NOTWITHSTANDING THIS REPORT OR ANY DISCUSSIONS CONCERNING A LOT, ALL LOTS ARE OFFERED AND SOLD AS IS" IN ACCORDANCE WITH THE CONDITIONS OF BUSINESS PRINTED IN THE SALE CATALOGUE."

Catalogue Note

We are grateful to Christopher Martin for his kind assistance with the cataloguing of the present work.

C. R. W. Nevinson is perhaps best remembered for his formidable and staggering depictions of the First World War. Working as an ambulance driver attending to wounded French soldiers, Nevinson was witness to the true machinations of war, to the havoc wreaked by modern weaponry on the human body - an experience that remained with him throughout his life and confirmed for him the folly of Futurist’s idealised war machine. Bringing together Cubist and Vorticist pictorial elements, Nevinson’s war paintings immediately solidified his place as one of the most important artists of the day, and thrust him into the upper echelons of artistic society. As a critic later reflected: ‘Nevinson the war artist he was called and…while there were many war artists, during Armageddon the First…Nevinson was the earliest and, on the whole, the most memorable of them all…He was modern warfare expressed as never before…it is likely that he will be remembered as the painter of the First Great War’ (Douglas Bliss, The Scotsman, 8th October 1946, Tate Gallery Archives, 7311.14-61).
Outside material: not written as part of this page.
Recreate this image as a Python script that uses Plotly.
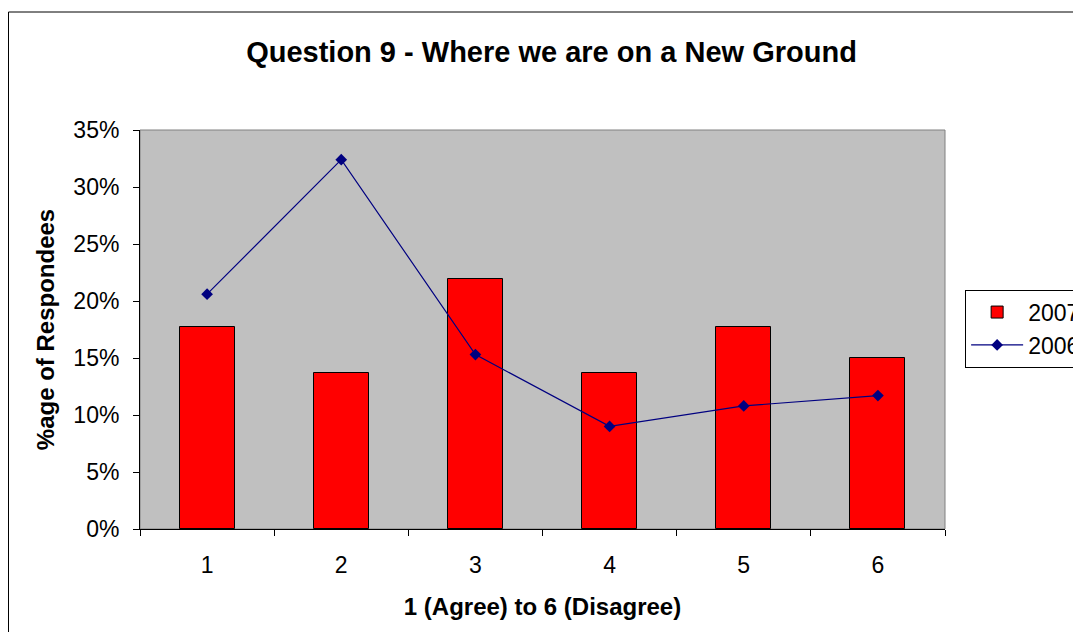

The success of Nevinson’s war pictures was for him both a blessing and a curse. It secured for him the fame and notoriety that he sought so doggedly, but he was increasingly frustrated by what he felt was a lack of acknowledgement for his paintings which followed. In the 1920s he turned his focus to a range of subjects, from the vibrant energy of the modern city in Jazz Age New York, to the commotion of life in post-war London, to works which incorporate references to ancient Greek gods, such as Bacchus of 1927. Painted in the same year as Bacchus and in a very similar stylistic vein, Conflict, in its depiction of monumental wrestling male nudes, also alludes to the Greco-Roman. It is an image of enormous power: the centre of the composition dominated by an immense clenched fist, around which a machinelike mass of bodies spin with muscles torqued and flexed, the sky above broken into Cubist facets. The painting displays warring masculine impulses - faces hidden and shadowed, the men are representative of an animalistic rage, a universal clash, and it is perhaps prescient that the work was exhibited at the Venice Biennale in 1934, when world tensions were running high. Hitler in fact visited the British Pavilion at the Biennale that year, and Nevinson was, like many of his contemporaries, worried by the advance of the Fascist movements throughout Europe.  In his exhibition of Conflict, Nevinson alludes to his intimate awareness of the destructive power of man, and perhaps his fears of what is yet to come.